An allegation of unfair labor practices has blocked a union vote from taking place at Emanuel Medical Center in Turlock.
Shelley Coppock, assistant regional director of the National Labor Relations Board, said Thursday that the election, which had been set for next week, is canceled while the agency considers a complaint from the Serv- ice Employees International Union — United Healthcare Workers West.
The union charged that administrators held mandatory staff meetings in which employees were intimidated, and told workers the hospital would close if they voted for union membership.
"They made these threats that make it impossible to have a fair election," said Steve Trossman, an SEIU spokesman. "We hope at some point we will be able to schedule the election and go forward."
Emanuel Spokeswoman Pennie Rorex called the union's allegations ludicrous. "We have followed the full intent and letter of the law at all times. And we intend to fully cooperate with the NLRB during the investigation," she said.
Some employees at the 209-bed hospital said they were concerned about recent layoffs and the negotiations over the possible merger between Emanuel and Dallas-based Tenet Healthcare Corp. About 400 unlicensed workers including aides, kitchen workers, maintenance people, technicians and respiratory therapists were eligible to vote in the election.
Nurses are not part of the group. The 1,400 employees at Emanuel are not represented by unions.
"When they laid off 24 people (Nov. 1), they did not go by seniority," said a pro-union employee, who declined to identify himself because of fear of losing his job. "If they are going to sell out to Tenet, I want to be able to protect the jobs of my fellow employees."
In 2006, the last time Emanuel employees considered union membership, they rejected joining the Turlock Emergency Medical Service Association in a 311-67 vote.

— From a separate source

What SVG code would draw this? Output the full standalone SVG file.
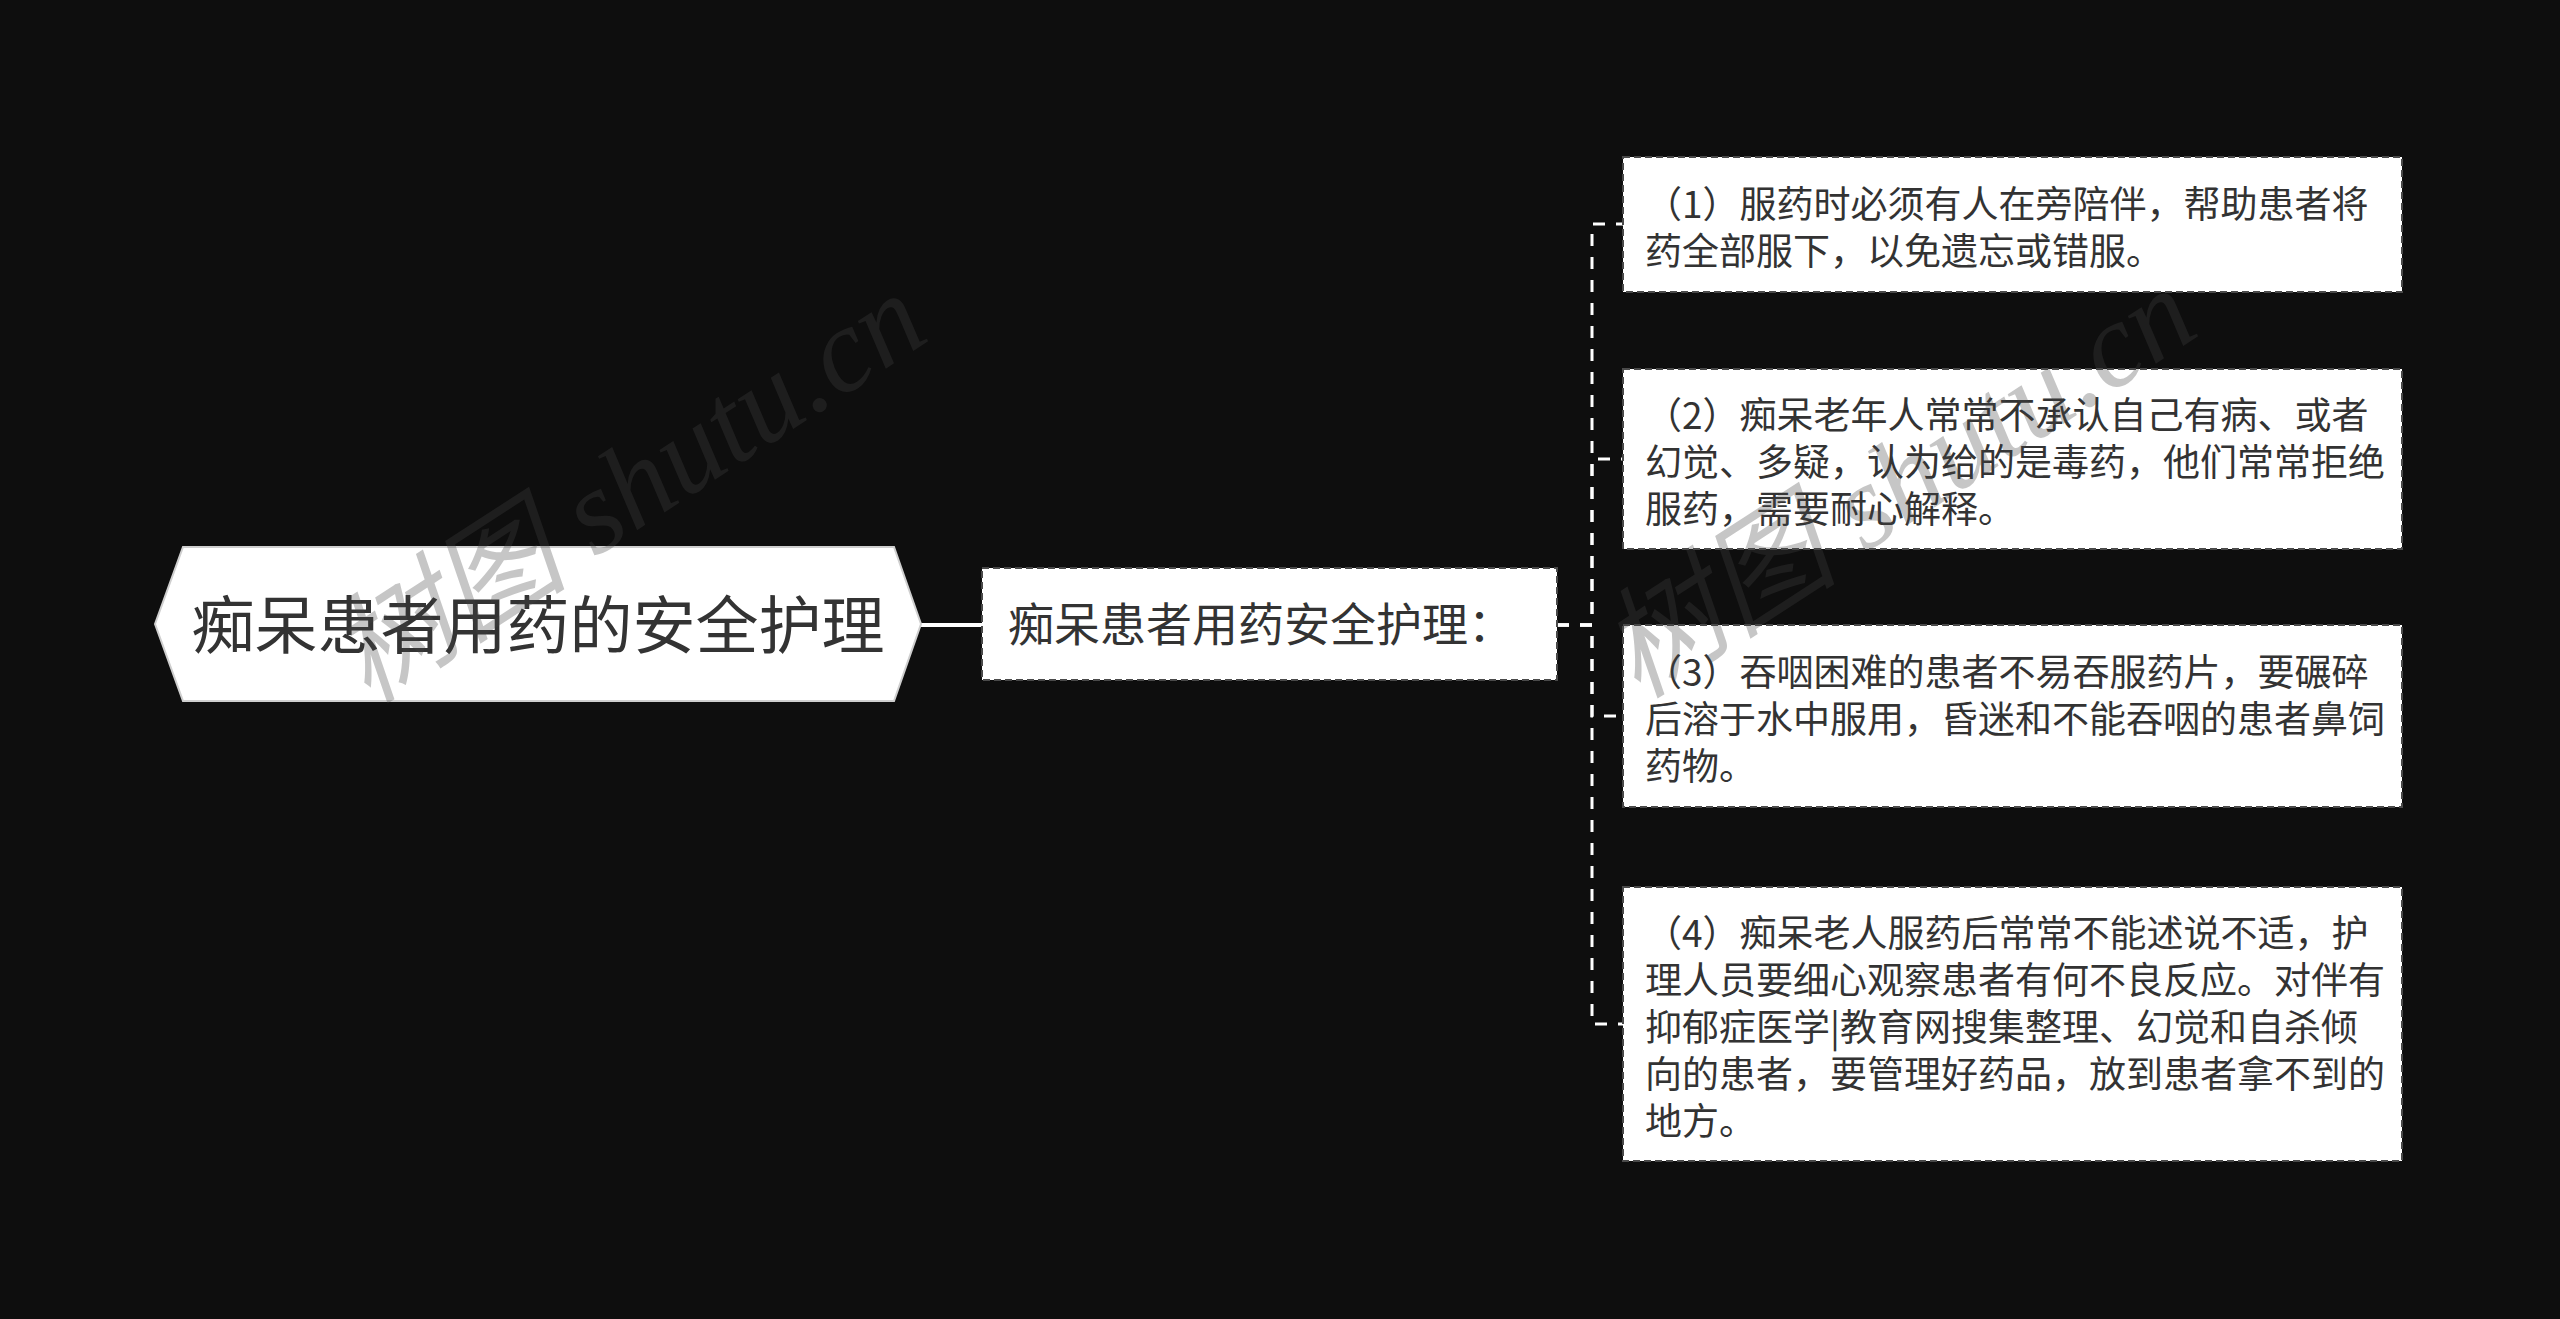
<svg xmlns="http://www.w3.org/2000/svg" width="2560" height="1319" viewBox="0 0 2560 1319">
<style>
.bg{fill:#0e0e0e}
.root{fill:#ffffff;stroke:#cfcfcf;stroke-width:2}
.box{fill:#ffffff;stroke:#4a4a4a;stroke-width:2;stroke-dasharray:7 4}
.t{font-family:"Noto Sans CJK SC","Noto Sans",sans-serif;fill:#333333}
.rt{font-size:63px}
.mt{font-size:46px}
.lt{font-size:37px}
.solid{fill:none;stroke:#ffffff;stroke-width:4}
.dash{fill:none;stroke:#ffffff;stroke-width:3;stroke-dasharray:12 11}
.wm{font-family:"Liberation Serif","Noto Sans CJK SC",serif;font-style:italic;font-size:120px;fill:#444444;opacity:0.3}
</style>
<rect class="bg" x="0" y="0" width="2560" height="1319"/>
<g id="connectors">
<line class="solid" x1="918" y1="625" x2="982" y2="625"/>
<path class="dash" d="M1557,625 H1592 V224 H1623"/>
<path class="dash" d="M1557,625 H1592 V459 H1623"/>
<path class="dash" d="M1557,625 H1592 V716 H1623"/>
<path class="dash" d="M1557,625 H1592 V1024 H1623"/>
</g>
<g id="root">
<polygon class="root" points="155,624 183,547 894,547 921,624 894,701 183,701"/>
<text class="t rt" x="538" y="648" text-anchor="middle">痴呆患者用药的安全护理</text>
</g>
<g id="middle">
<rect class="box" x="982" y="568" width="575" height="112"/>
<text class="t mt" x="1008" y="641">痴呆患者用药安全护理：</text>
</g>
<g id="leaf1">
<rect class="box" x="1623" y="157" width="779" height="135"/>
<text class="t lt" x="1645" y="218">（1）服药时必须有人在旁陪伴，帮助患者将</text>
<text class="t lt" x="1645" y="265">药全部服下，以免遗忘或错服。</text>
</g>
<g id="leaf2">
<rect class="box" x="1623" y="369" width="779" height="180"/>
<text class="t lt" x="1645" y="429">（2）痴呆老年人常常不承认自己有病、或者</text>
<text class="t lt" x="1645" y="476">幻觉、多疑，认为给的是毒药，他们常常拒绝</text>
<text class="t lt" x="1645" y="523">服药，需要耐心解释。</text>
</g>
<g id="leaf3">
<rect class="box" x="1623" y="625" width="779" height="182"/>
<text class="t lt" x="1645" y="686">（3）吞咽困难的患者不易吞服药片，要碾碎</text>
<text class="t lt" x="1645" y="733">后溶于水中服用，昏迷和不能吞咽的患者鼻饲</text>
<text class="t lt" x="1645" y="780">药物。</text>
</g>
<g id="leaf4">
<rect class="box" x="1623" y="887" width="779" height="274"/>
<text class="t lt" x="1645" y="947">（4）痴呆老人服药后常常不能述说不适，护</text>
<text class="t lt" x="1645" y="994">理人员要细心观察患者有何不良反应。对伴有</text>
<text class="t lt" x="1645" y="1041">抑郁症医学|教育网搜集整理、幻觉和自杀倾</text>
<text class="t lt" x="1645" y="1088">向的患者，要管理好药品，放到患者拿不到的</text>
<text class="t lt" x="1645" y="1135">地方。</text>
</g>
<g id="watermark">
<text class="wm" x="368" y="705" transform="rotate(-33 368 705)">树图 shutu.cn</text>
<text class="wm" x="1638" y="700" transform="rotate(-33 1638 700)">树图 shutu.cn</text>
</g>
</svg>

But workers supporting the current proposal said that SEIU-United Healthcare Workers West is a stronger union.
Rorex said hospital management was disappointed that Tuesday's election was canceled, because "we were confident the majority of employees would have endorsed the mission and values" of Emanuel.
She confirmed that meetings with employees have been held recently. "It's our responsibility to provide our employees with facts about our hospital, our financial status and plans for the future," she said. "They deserve to have that information."
The spokeswoman said that consultants were hired to ensure the hospital complied with labor laws during the organizing and election process, but they did not intimidate workers. Some employees said the consultants made critical remarks about unions during staff meetings.
Emanuel officials say the hospital is considering a merger with Tenet because of economic realities, the costs of serving uninsured patients and changes to national health care policy.
In September, the hospital announced it was in exclusive talks with Tenet and was sharing information in a due-diligence process. A Tenet spokesman did not respond to a request for comment on the negotiations and the union activity.
Rorex said that Emanuel is close to completing the negotiating process, but it has yet to reach a final agreement with Tenet. That for-profit company has 49 hospitals, including Doctors Medical Center in Modesto and Doctors Hospital of Manteca. Emanuel was furnishing additional information requested by the company, she said.
Hospital officials say they want to retain Emanuel's Christian principles along with its cardiac care and cancer treatment services if the church-owned independent hospital is purchased by Tenet.
Desiree Perez, a phlebotomist at Emanuel, said she and other employees want to keep their jobs if the hospital has new owners.
"I think some employees will be subcontracted out. Tenet has done that when they have taken over a facility that doesn't have a union," she said.